When the bottom arrives in the mythical national housing market some time later this year, how far will we be from the heady peaks of the real estate boom when prices were at their zenith?
That prediction from Fiserv, the analytics company the publishes the Fiserv Case-Shiller Indexes, estimates that at the bottom, or “trough” of the peak-to-trough fall, prices will be 35 percent lower than their peak level in the first quarter of 2006.
“After years of large declines, the housing market is showing signs of stabilization. In the fourth quarter of 2011, home prices in 70 markets, representing 18 percent of the 384 metro areas tracked by Fiserv Case-Shiller, were unchanged or had increased compared to the fourth quarter of 2010. In 32 percent of the markets (122 metro areas), the price declines were under two percent. In the fourth quarter of 2011, the average price of a U.S. single-family home fell to a new post-bubble low, declining four percent from the year-ago period. Fiserv Case-Shiller projects a further modest decline of 0.8 percent by the end of 2012,” estimates Fiserv.
Markets rebounding off very large price declines include Detroit, Mich. (+9.8 percent), Cape Coral, Fla. (+3.5 percent) and Port St. Lucie, Fla. (+1.1 percent). However, prices dropped by more than two percent in nearly one-half of metro areas (191), including double-digit decreases in Atlanta (-12.8 percent), Reno, Nev. (-10.8 percent) and Tucson, Ariz. (-10 percent).
“We expect that home prices, which generally lag changes in sales activity by nine to 12 months, will stabilize by the end of this summer and then rise at an annualized rate of 3.9 percent over the next five years,” says David Stiff, Fiserv’s chief economist.
“The precipitous drop in home prices was an immediate cause of the last recession and the financial crisis.
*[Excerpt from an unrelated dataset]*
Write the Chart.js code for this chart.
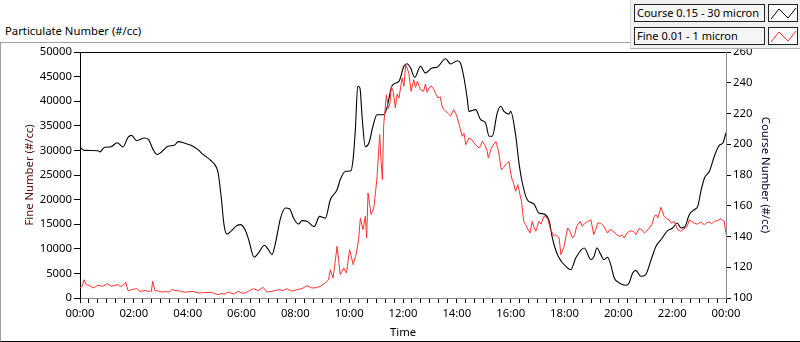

Falling home equity has cut into household consumption and has further constrained the economic recovery,” Stiff added. “However, very low prices have also started to draw in more buyers. As demand for houses ramps up, construction activity will increase and residential investment will begin to make a substantial contribution to the recovery and GDP overall.”
Due to the unprecedented price decline and record-low mortgage rates, affordability has improved dramatically. The relationship between home prices and rents has returned to 1998 levels. The ratio of median single-family home price to median family income is lower than any time since 1991. For a conventional mortgage, the payment for a median-priced home represents just 12 percent of median-family income, the lowest percentage on record (since 1971). Fiserv Case Shiller projects this record-level affordability will eventually bring more first-time and trade-up buyers back into the housing market, especially as apartment rents continue to increase and new households are formed, making buying a cheaper option than renting. Growing demand from first-time and trade-up buyers will finally put a floor under home prices, ending the nearly seven-year collapse of the housing bubble.
Other highlights from the latest Fiserv Case-Shiller Indexes include:
- Some of the hardest-hit markets are expected to experience the fastest growth during the recovery. Six of the 10 markets where annualized prices are expected to rise the most over the next five years have experienced price declines of more than 50 percent from their peaks.
- Conversely, home prices in markets that were spared the worst of the housing downturn are projected to grow at a slower pace. Texas, for example, accounts for 11 of the 39 markets where prices are projected to increase at an annualized 1.5 percent or less over the next five years.
- Of the 30 best-performing housing markets in the 2011 fourth quarter, 13 had unemployment rates of seven percent or less and 14 had a median family income above the national average.
- Seven of the 10 worst-performing markets in 2011 had unemployment rates higher than the national average and median family incomes below the national average.
- Twenty-two of the 25 markets that have seen the largest decline in home prices from peak to the end of 2011 are in California and Florida.